This followed by that?


#1

I am trying to do a if x happens and then y happens do z

Like for example: If Motion is detected at the stairs and then motion is detected in the living room (downstairs), then turn off the upstairs hall light (because you went down the stairs, clearly).

And to make sure it does not happen if you go living room motion then stair motion

I have been toying with the group of “followed by” function but it does not seem to work


#2

Why not just turn off the upstairs hall light if there’s no motion?
Here’s a piston I use for my upstairs hallway lighting. I use a motion sensor at the bottom of the stairs, and an additional one at the top of the stairs facing the bedroom doors (not sure of your house layout so it may not work for you).


#3

The other thing to consider with your original idea…

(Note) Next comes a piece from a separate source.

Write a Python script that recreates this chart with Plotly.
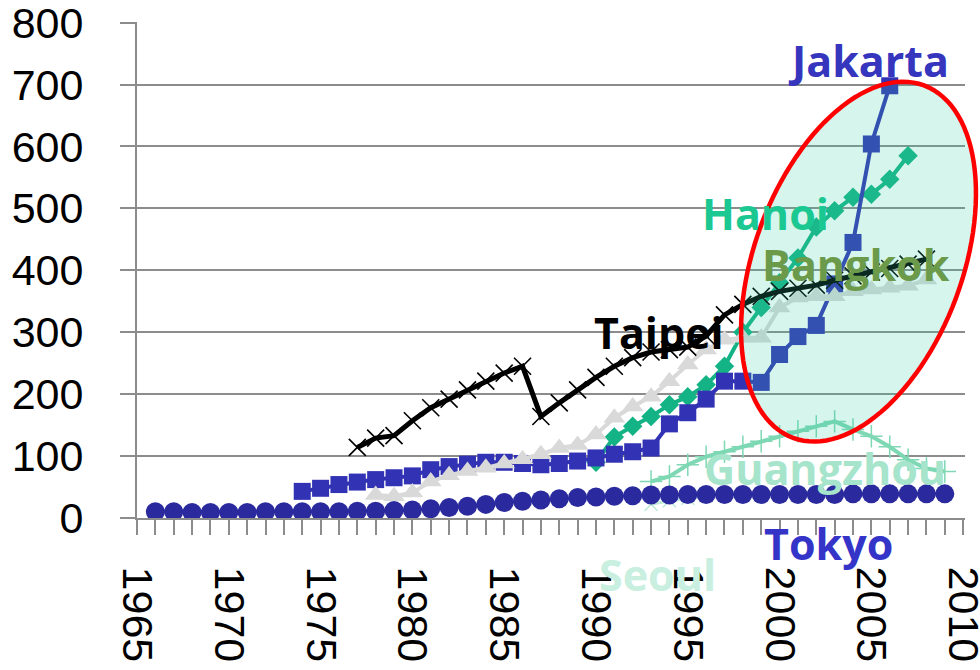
import numpy as np
import plotly.graph_objects as go

# ---------------- data ----------------
tokyo_years = list(range(1966, 2010))
tokyo_vals = [10, 10, 9, 9, 9, 9, 10, 10, 10, 10, 10, 11, 11, 12, 13, 15, 17, 19, 22, 25,
              27, 29, 31, 33, 34, 35, 36, 37, 37, 38, 38, 38, 38, 38, 38, 38, 38, 38, 39, 39,
              39, 39, 39, 39]

jakarta_years = list(range(1974, 2007))
jakarta_vals = [43, 48, 54, 58, 62, 65, 68, 78, 83, 87, 90, 90, 88, 86, 88, 92, 97, 103,
                107, 113, 152, 170, 192, 221, 221, 219, 264, 293, 311, 378, 445, 604, 698]

bangkok_years = list(range(1978, 2009))
bangkok_vals = [37, 35, 41, 59, 69, 76, 81, 88, 95, 103, 113, 118, 135, 162, 180, 196, 221,
                248, 272, 288, 291, 291, 340, 356, 358, 358, 366, 369, 372, 375, 385]

hanoi_years = list(range(1990, 2008))
hanoi_vals = [90, 131, 148, 164, 183, 196, 215, 245, 300, 340, 380, 420, 470, 496, 518, 523,
              547, 585]

taipei_years = list(range(1977, 2009))
taipei_vals = [114, 129, 133, 157, 178, 192, 207, 221, 234, 245, 164, 186, 207, 227, 245,
               259, 268, 272, 276, 294, 328, 345, 358, 366, 371, 376, 384, 391, 397, 403,
               410, 418]

guangzhou_years = list(range(1993, 2010))
guangzhou_vals = [59, 67, 86, 99, 107, 115, 124, 132, 140, 148, 156, 143, 132, 115, 94, 80, 75]

seoul_years = list(range(1993, 2010))
seoul_vals = [22, 28, 32, 36, 38, 38, 39, 39, 40, 40, 40, 40, 40, 40, 40, 40, 40]

x_tick_vals = list(range(1965, 2011, 5))
x_tick_text = [str(v) for v in x_tick_vals]
y_tick_vals = list(range(0, 801, 100))

# ---------------- figure ----------------
W, H = 980, 670
ML, MR, MT, MB = 137, 15, 22, 152
PW, PH = W - ML - MR, H - MT - MB
X0, X1 = 1965, 2010.1
Y0, Y1 = 0, 801

fig = go.Figure()

def add_series(xs, ys, color, symbol, size, lw, mline=None, mcolor=None):
    marker = dict(symbol=symbol, size=size, color=mcolor or color)
    if mline:
        marker["line"] = dict(color=mcolor or color, width=mline)
    fig.add_trace(go.Scatter(x=xs, y=ys, mode="lines+markers",
                             line=dict(color=color, width=lw),
                             marker=marker, showlegend=False, hoverinfo="skip"))

add_series(seoul_years, seoul_vals, "#BFEAD7", "x-thin", 13, 3, mline=1.5)
add_series(guangzhou_years, guangzhou_vals, "#7ED8B4", "cross-thin", 16, 4, mline=1.5)
add_series(tokyo_years, tokyo_vals, "#2A2A9E", "circle", 19, 3)
add_series(hanoi_years, hanoi_vals, "#14B386", "diamond", 15, 4)
add_series(jakarta_years, jakarta_vals, "#3232B4", "square", 17, 4)
add_series(bangkok_years, bangkok_vals, "#D9D9D9", "triangle-up", 19, 4)
add_series(taipei_years, taipei_vals, "#000000", "x-thin", 17, 5, mline=1.6)

# ---------------- highlight ellipse ----------------
ell_center = (2004.3, 414)      # (year, value)
ell_semi_px = (188, 104)         # semi-major, semi-minor in pixels
ell_tilt_deg = 20.4              # tilt of major axis from vertical (clockwise)

cx = (ell_center[0] - X0) / (X1 - X0)
cy = (ell_center[1] - Y0) / (Y1 - Y0)
phi = np.radians(ell_tilt_deg)
t = np.linspace(0, 2 * np.pi, 121)
a, b = ell_semi_px
dx = a * np.cos(t) * np.sin(phi) + b * np.sin(t) * np.cos(phi)
dy = a * np.cos(t) * np.cos(phi) - b * np.sin(t) * np.sin(phi)
px = cx + dx / PW
py = cy + dy / PH
path = "M " + " L ".join(f"{x:.5f},{y:.5f}" for x, y in zip(px, py)) + " Z"
fig.add_shape(type="path", path=path, xref="paper", yref="paper",
              fillcolor="rgba(50,205,160,0.2)", line=dict(color="#FF0000", width=4.5),
              layer="above")

# ---------------- labels ----------------
labels = [
    ("Jakarta", 868, 61, "#3535BD"),
    ("Hanoi", 765, 213, "#1CC892"),
    ("Bangkok", 856, 264, "#6A9A4A"),
    ("Taipei", 659, 332, "#000000"),
    ("Guangzhou", 825, 468, "#A6E4CB"),
    ("Seoul", 657, 574, "#C8EFDF"),
    ("Tokyo", 828, 543, "#3434C8"),
]
for txt, lx, ly, col in labels:
    fig.add_annotation(text=txt, xref="paper", yref="paper",
                       x=(lx - ML) / PW, y=(H - MB - ly) / PH,
                       xanchor="center", yanchor="middle", showarrow=False,
                       font=dict(family="Open Sans", size=43, color=col, weight="bold"))

axis_font = dict(family="Liberation Sans, Arial", size=43, color="#000000")
fig.update_layout(
    width=W, height=H,
    margin=dict(l=ML, r=MR, t=MT, b=MB, pad=0, autoexpand=False),
    plot_bgcolor="white", paper_bgcolor="white",
    xaxis=dict(range=[X0, X1], tickmode="array", tickvals=x_tick_vals, ticktext=x_tick_text,
               tickangle=90, tickfont=axis_font, showgrid=False, zeroline=False,
               showline=True, linecolor="#8C8C8C", linewidth=2, automargin=False,
               ticks="outside", ticklen=15, tickcolor="#8C8C8C", tickwidth=1.5,
               ticklabelstandoff=23, ticklabeloverflow="allow",
               minor=dict(dtick=1, tick0=1965, ticks="outside", ticklen=15,
                          tickcolor="#8C8C8C", tickwidth=1.5, showgrid=False)),
    yaxis=dict(range=[Y0, Y1], tickmode="array", tickvals=y_tick_vals, tickfont=axis_font,
               showgrid=True, gridcolor="#8C8C8C", gridwidth=1.5, zeroline=False,
               showline=True, linecolor="#8C8C8C", linewidth=2, automargin=False,
               ticks="outside", ticklen=15, tickcolor="#8C8C8C", tickwidth=1.5,
               ticklabelstandoff=28, ticklabeloverflow="allow"),
)

fig.write_html("out.html")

What if you were walking up the stairs a few moments before your partner (or pet) walked into the living room. You would be left in the dark because ST cannot tell who is who.

I have occasionally programmed for two motion detectors on a stairwell (one at the top, and one at the bottom). Using variables, webCoRE can usually distinguish what direction you are going in… but it gets tricky if multiple people trigger sensors near the same time period. (it works best when the sensors cover as little area as possible - I often install an inch above the the 2nd step for this case - Aimed away from traffic)

I would lean towards a slight modification to @allrak’s suggestion.

IF motion is inactive for X minutes
Then turn off lights

The less ‘grey’ area, the more reliable your outcomes.


#4

well I have a way to deal with that as well. if the motion is detected upstairs, it turns on a variable to say “yo someone is here” along with a countdown timer until more motion.

the this followed by that will just cut the motion countdown if you do walk downstairs. At that point it’ll start a 1 min countdown for the light upstairs.

It’s what I have to do to deal with cheap Xiaomi sensors that only detect motion every 60 seconds.


#5

it all works great, the only problem is when it detects something out of order, it restarts the piston which is annoying

If motion is detected at X followed by motion detected at Y, then do whatever

if motion is detected at Y without motion at X, it restarts the piston. Which is fine if that’s all my piston contained. I will jsut have to make a new piston. I hate having 50+ pistons!


#6

Each time a trigger happens, the code runs all the way thru… top to bottom.

Perhaps putting that code in a separate piston will give you better results.
(don’t forget to share your work when you are happy so others can benefit)


I have 249 pistons in my house right now…
although about 100 of them are just used as examples, and are kept paused.

Categorizing your pistons makes it MUCH easier to keep track of them.